Two things struck me as I sat trying not to wriggle in my seat as people struggled to hear (unfortunately the acoustics were a little challenging).

Firstly, that all those years ago when I was  on the personal staff of Hon. Peter Collins as NSW Arts Minister, little did I think that our work towards supporting the NSW Writer’s Community with both Varuna and the NSW Writers’ Centre in Rozelle, would lead to such a wonderful Festival and celebration of the craft of writing.  It’s funny how things come around.

Secondly, I thought about the allegory of Plato’s Cave (from “The Republic”).  For those who may not know this story here is a simple overview.

Imagine there is a group of people who have been imprisoned in a cave chained to a wall since birth, unable to move except to look at a blank wall in front of them upon which are shadows.  Behind the prisoners is an enormous fire, and between the fire and the prisoners is a raised walkway upon which people walk carrying things on their heads “including figures of men and animals made of wood, stone and other materials”.  The prisoners cannot see the people, they can only hear their sounds and see their shadows, and, knowing nothing else, they believe that these shadows are, in fact, the people themselves.

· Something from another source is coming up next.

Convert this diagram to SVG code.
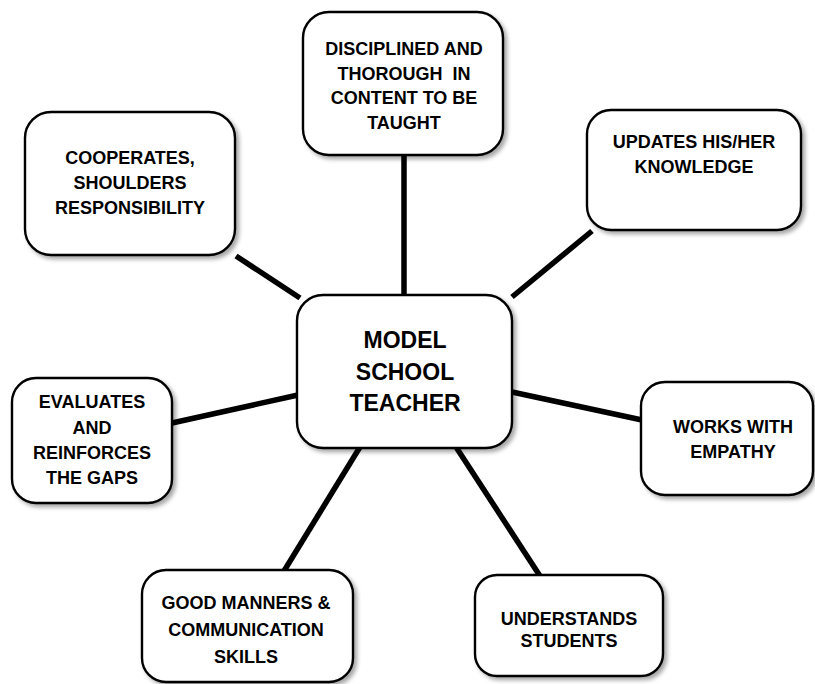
<svg xmlns="http://www.w3.org/2000/svg" width="815" height="684" viewBox="0 0 815 684">
<defs>
<filter id="sh" x="-10%" y="-10%" width="130%" height="130%">
<feDropShadow dx="3" dy="3" stdDeviation="2" flood-color="#000" flood-opacity="0.35"/>
</filter>
<style>
.box{fill:#fff;stroke:#000;stroke-width:2.4;filter:url(#sh)}
.t{font-family:"Liberation Sans",Arial,sans-serif;font-weight:bold;font-size:18px;text-anchor:middle;fill:#000}
.c{font-size:23px}
.ln{stroke:#000;stroke-width:5.5;stroke-linecap:butt;fill:none}
</style>
</defs>
<rect width="815" height="684" fill="#fff"/>
<g id="connectors">
<line class="ln" x1="404" y1="155" x2="404" y2="296"/>
<line class="ln" x1="236" y1="256" x2="300" y2="298"/>
<line class="ln" x1="592" y1="231" x2="512" y2="297"/>
<line class="ln" x1="172" y1="423" x2="298" y2="395"/>
<line class="ln" x1="512" y1="392" x2="642" y2="420"/>
<line class="ln" x1="360" y1="447" x2="284" y2="571"/>
<line class="ln" x1="456" y1="447" x2="540" y2="576"/>
</g>
<g id="center">
<rect class="box" x="297" y="295" width="215" height="153" rx="26"/>
<text class="t c" x="405" y="348">MODEL</text>
<text class="t c" x="405" y="380">SCHOOL</text>
<text class="t c" x="405" y="411">TEACHER</text>
</g>
<g id="n-disciplined">
<rect class="box" x="303" y="12" width="200" height="143" rx="26"/>
<text class="t" x="404" y="55">DISCIPLINED AND</text>
<text class="t" x="404" y="80" xml:space="preserve" style="white-space:pre">THOROUGH  IN</text>
<text class="t" x="404" y="104">CONTENT TO BE</text>
<text class="t" x="404" y="129">TAUGHT</text>
</g>
<g id="n-cooperates">
<rect class="box" x="25" y="112" width="210" height="143" rx="26"/>
<text class="t" x="130" y="164">COOPERATES,</text>
<text class="t" x="130" y="189">SHOULDERS</text>
<text class="t" x="130" y="214">RESPONSIBILITY</text>
</g>
<g id="n-updates">
<rect class="box" x="587" y="110" width="214" height="120" rx="24"/>
<text class="t" x="694" y="148">UPDATES HIS/HER</text>
<text class="t" x="694" y="173">KNOWLEDGE</text>
</g>
<g id="n-evaluates">
<rect class="box" x="12" y="378" width="160" height="125" rx="24"/>
<text class="t" x="92" y="408">EVALUATES</text>
<text class="t" x="92" y="434">AND</text>
<text class="t" x="92" y="459">REINFORCES</text>
<text class="t" x="92" y="484">THE GAPS</text>
</g>
<g id="n-works">
<rect class="box" x="641" y="382" width="172" height="113" rx="24"/>
<text class="t" x="733" y="433">WORKS WITH</text>
<text class="t" x="733" y="458">EMPATHY</text>
</g>
<g id="n-manners">
<rect class="box" x="142" y="570" width="211" height="112" rx="24"/>
<text class="t" x="246" y="609">GOOD MANNERS &amp;</text>
<text class="t" x="246" y="636">COMMUNICATION</text>
<text class="t" x="246" y="663">SKILLS</text>
</g>
<g id="n-understands">
<rect class="box" x="475" y="575" width="188" height="101" rx="22"/>
<text class="t" x="569" y="625">UNDERSTANDS</text>
<text class="t" x="569" y="647">STUDENTS</text>
</g>
</svg>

One of the prisoners is then freed, and allowed to stand up, to see the fire and the people, and eventually allowed to go outside of the cave to see the sun.  After the initial shock his eyes would gradually adjust and he would realise that there is a world of “reality” beyond the darkness of the cave.  He is then allowed to return and wants to explain his adventures to his fellow prisoners, but unfortunately, they cannot imagine the sun, nor can they relate to anything that he tells them, and they may perceive him to have gone insane.  For his part, having been outside his eyes are no longer adjusted to the shadows and he no longer sees them as he did before.  They now live in two worlds.

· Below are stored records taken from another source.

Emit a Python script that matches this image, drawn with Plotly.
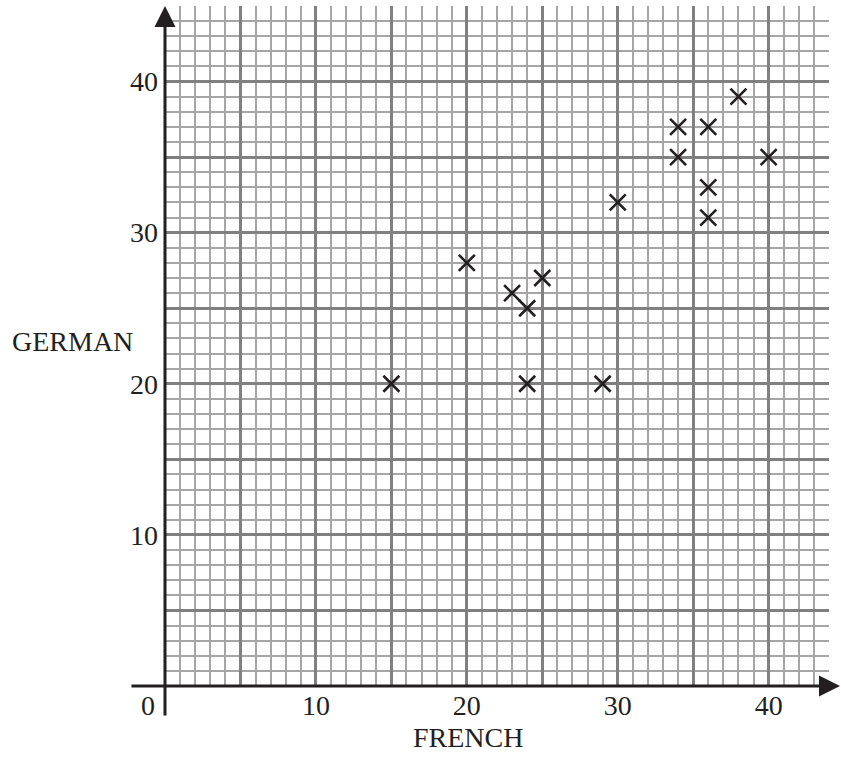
"""
French vs German marks scatter on graph paper
"""

import plotly.graph_objects as go

# data
french = [15, 20, 23, 24, 24, 25, 29, 30, 34, 34, 36, 36, 36, 38, 40]
german = [20, 28, 26, 25, 20, 27, 20, 32, 37, 35, 37, 33, 31, 39, 35]

x_tick_vals = [5, 10, 15, 20, 25, 30, 35, 40]
x_tick_text = ['', '10', '', '20', '', '30', '', '40']
y_tick_vals = [5, 10, 15, 20, 25, 30, 35, 40, 45]
y_tick_text = ['', '10', '', '20', '', '30', '', '40', '']

INK = '#231f20'
FONT = 'Liberation Serif, Times New Roman, serif'
MAJOR = '#808080'
MINOR = '#a6a6a6'

fig = go.Figure(go.Scatter(
    x=french, y=german,
    mode='markers',
    marker=dict(symbol='x-thin', size=16, line=dict(width=2.6, color=INK)),
    showlegend=False,
    hoverinfo='x+y'
))

axis_common = dict(
    showgrid=True, gridcolor=MAJOR, gridwidth=3,
    minor=dict(dtick=1, tick0=0, showgrid=True, gridcolor=MINOR, gridwidth=1.5),
    zeroline=False, showline=False, ticks='',
    tickfont=dict(family=FONT, size=28, color=INK),
    tickmode='array',
)

fig.update_xaxes(range=[0, 44], tickvals=x_tick_vals, ticktext=x_tick_text,
                 ticklabelstandoff=0, **axis_common)
fig.update_yaxes(range=[0, 45], tickvals=y_tick_vals, ticktext=y_tick_text,
                 ticklabelstandoff=6, **axis_common)

# axis lines with arrow heads (drawn from the tail to the tip)
fig.add_annotation(xref='paper', yref='paper', x=1.018, y=0,
                   axref='pixel', ayref='pixel', ax=-711, ay=0,
                   showarrow=True, arrowhead=2, arrowsize=1.4, arrowwidth=3,
                   arrowcolor=INK, text='')
fig.add_annotation(xref='paper', yref='paper', x=0, y=1.0,
                   axref='pixel', ayref='pixel', ax=0, ay=711,
                   showarrow=True, arrowhead=2, arrowsize=1.4, arrowwidth=3,
                   arrowcolor=INK, text='')

# origin label and axis titles
fig.add_annotation(xref='paper', yref='paper', x=-0.012, y=0, xanchor='right',
                   yanchor='top', yshift=-2, text='0', showarrow=False,
                   font=dict(family=FONT, size=28, color=INK))
fig.add_annotation(xref='paper', yref='paper', x=-0.045, y=0.506, xanchor='right',
                   yanchor='middle', text='GERMAN', showarrow=False,
                   font=dict(family=FONT, size=28, color=INK))
fig.add_annotation(xref='paper', yref='paper', x=0.456, y=-0.075, xanchor='center',
                   yanchor='middle', text='FRENCH', showarrow=False,
                   font=dict(family=FONT, size=28, color=INK))

fig.update_layout(
    width=841, height=757,
    margin=dict(l=165, r=12, t=6, b=71),
    plot_bgcolor='white',
    paper_bgcolor='white',
    font=dict(family=FONT, color=INK),
)

# drop the browser's default 8px body margin so the figure fills the window
fig.write_html("out.html", config={'displayModeBar': False},
               post_script="document.body.style.margin='0';")
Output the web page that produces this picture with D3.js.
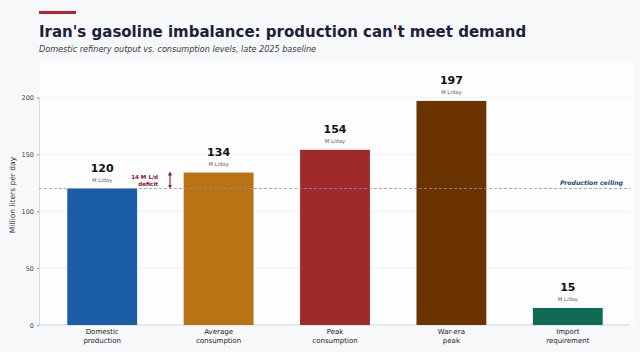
<!DOCTYPE html>
<html><head><meta charset="utf-8">
<script src="https://cdn.jsdelivr.net/npm/d3@7"></script>
<style>body{margin:0;background:#f7f8fa;}svg{display:block;font-family:"DejaVu Sans",sans-serif;}</style>
</head><body>
<script>
const categories = [["Domestic","production"],["Average","consumption"],["Peak","consumption"],["War-era","peak"],["Import","requirement"]];
const values = [120, 134, 154, 197, 15];
const colors = ["#1a5ca6","#b97314","#9e2a2b","#6b3300","#0f6b55"];
const yTicks = [0, 50, 100, 150, 200];
const ceiling = 120;

const W = 640, H = 352;
const svg = d3.select("body").append("svg").attr("width", W).attr("height", H);
svg.append("rect").attr("width", W).attr("height", H).attr("fill", "#f7f8fa");
svg.append("rect").attr("x", 39).attr("y", 62).attr("width", 595).attr("height", 263).attr("fill", "#fdfdfe");

const x = d3.scaleBand().domain(d3.range(values.length)).range([44, 626]).paddingInner(0.4).paddingOuter(0.2);
const y = d3.scaleLinear().domain([0, 200]).range([325, 97.5]);

// accent + titles
svg.append("rect").attr("x", 39).attr("y", 11).attr("width", 37).attr("height", 3).attr("fill", "#b52131");
svg.append("text").attr("x", 39).attr("y", 37).attr("font-size", 15).attr("font-weight", "bold").attr("fill", "#1b2238")
  .text("Iran's gasoline imbalance: production can't meet demand");
svg.append("text").attr("x", 39).attr("y", 52).attr("font-size", 8.1).attr("font-style", "italic").attr("fill", "#333a48")
  .text("Domestic refinery output vs. consumption levels, late 2025 baseline");

// grid
svg.append("g").selectAll("line").data(yTicks).join("line")
  .attr("x1", 39).attr("x2", 630).attr("y1", d => y(d)).attr("y2", d => y(d))
  .attr("stroke", "#eceef2").attr("stroke-width", 0.8);

// y axis
const ya = svg.append("g").attr("transform", "translate(39,0)").call(d3.axisLeft(y).tickValues(yTicks).tickSize(2).tickPadding(3));
ya.select(".domain").attr("stroke", "#d8dbe0");
ya.selectAll(".tick line").attr("stroke", "#999");
ya.selectAll("text").attr("font-size", 6.5).attr("fill", "#444").attr("font-family", "DejaVu Sans");

svg.append("text").attr("transform", "translate(15,195) rotate(-90)").attr("text-anchor", "middle")
  .attr("font-size", 7.5).attr("fill", "#333").text("Million liters per day");

// x axis baseline
svg.append("line").attr("x1", 39).attr("x2", 630).attr("y1", y(0)).attr("y2", y(0)).attr("stroke", "#d8dbe0");

// bars
svg.append("g").selectAll("rect").data(values).join("rect")
  .attr("x", (d, i) => x(i)).attr("width", x.bandwidth())
  .attr("y", d => y(d)).attr("height", d => y(0) - y(d))
  .attr("fill", (d, i) => colors[i]);

// ceiling line
svg.append("line").attr("x1", 39).attr("x2", 630).attr("y1", y(ceiling)).attr("y2", y(ceiling))
  .attr("stroke", "#8a96a6").attr("stroke-width", 0.8).attr("stroke-dasharray", "3,2");
svg.append("text").attr("x", 623).attr("y", y(ceiling) - 4).attr("text-anchor", "end")
  .attr("font-size", 6.2).attr("font-style", "italic").attr("font-weight", "bold").attr("fill", "#2c4a7a").text("Production ceiling");

// value labels
const vl = svg.append("g");
vl.selectAll("text.v").data(values).join("text").attr("class", "v")
  .attr("x", (d, i) => x(i) + x.bandwidth() / 2).attr("y", d => y(d) - 17)
  .attr("text-anchor", "middle").attr("font-size", 11).attr("font-weight", "bold").attr("fill", "#111")
  .text(d => d);
vl.selectAll("text.u").data(values).join("text").attr("class", "u")
  .attr("x", (d, i) => x(i) + x.bandwidth() / 2).attr("y", d => y(d) - 6.5)
  .attr("text-anchor", "middle").attr("font-size", 5.2).attr("fill", "#555")
  .text("M L/day");

// category labels
const cl = svg.append("g");
categories.forEach((c, i) => {
  c.forEach((line, j) => {
    cl.append("text").attr("x", x(i) + x.bandwidth() / 2).attr("y", 334 + j * 8.5)
      .attr("text-anchor", "middle").attr("font-size", 7).attr("fill", "#222").text(line);
  });
});

// deficit annotation
const ax = 170;
const defs = svg.append("defs");
defs.append("marker").attr("id", "ah").attr("viewBox", "0 0 6 6").attr("refX", 3).attr("refY", 3)
  .attr("markerWidth", 4).attr("markerHeight", 4).attr("orient", "auto-start-reverse")
  .append("path").attr("d", "M0,0 L6,3 L0,6 Z").attr("fill", "#7a0f23");
svg.append("line").attr("x1", ax).attr("x2", ax).attr("y1", y(values[0]) - 2).attr("y2", y(values[1]) + 1)
  .attr("stroke", "#7a0f23").attr("stroke-width", 1)
  .attr("marker-start", "url(#ah)").attr("marker-end", "url(#ah)");
svg.append("text").attr("x", 158).attr("y", 178.5).attr("text-anchor", "end").attr("font-size", 5.6)
  .attr("font-weight", "bold").attr("fill", "#8a1025").text(`${values[1] - values[0]} M L/d`);
svg.append("text").attr("x", 158).attr("y", 185.5).attr("text-anchor", "end").attr("font-size", 5.6)
  .attr("font-weight", "bold").attr("fill", "#8a1025").text("deficit");
</script>
</body></html>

As I listened to these wonderful poets recite their verse and sat inside the glorious cave around me I thought about how easy it could be to be divorced from reality, and, that perhaps much of the attraction of the online world is a little like being in Plato’s cave.  So much of what we witness within the digital environment is like a reflection of life, either described through social media or gathered though data visualisation, but it is not life itself.  Life itself remains in the physical world, and in the world of sunlight.

Whilst the Allegory of the Cave has many layers of meaning it is also a marvellously simple metaphor for how philosophers – amongst them writers and poets – struggle to reflect back to us some of the stark realities of life, and are often dismissed or ignored.  Having come from a family of poets and writers myself the world of words is something I find both alluring and yet also daunting, and a challenge that continually beckons.

One thing the digital world seems to be doing is to bring back the craft of writing, no matter in what form, and that craft is taking new twists and turns, melding with other forms of expression to enable the written word to be truly liberated.  But the other thing it does is allow people to hide behind those words, and to at times express themselves in ways that are neither appropriate nor respectful.  They can be cowards.

This is something that a poet, or writer, or stage actor or presenter simply cannot do.  As they stand before a group of people who have travelled for miles (and perhaps trekked up into a cave) to hear them, they are exposed and vulnerable.  They bear themselves and their craft and are at the mercy of that audience who perceive that this is reality.  For me this is true bravery, and something I think we need more of in our society.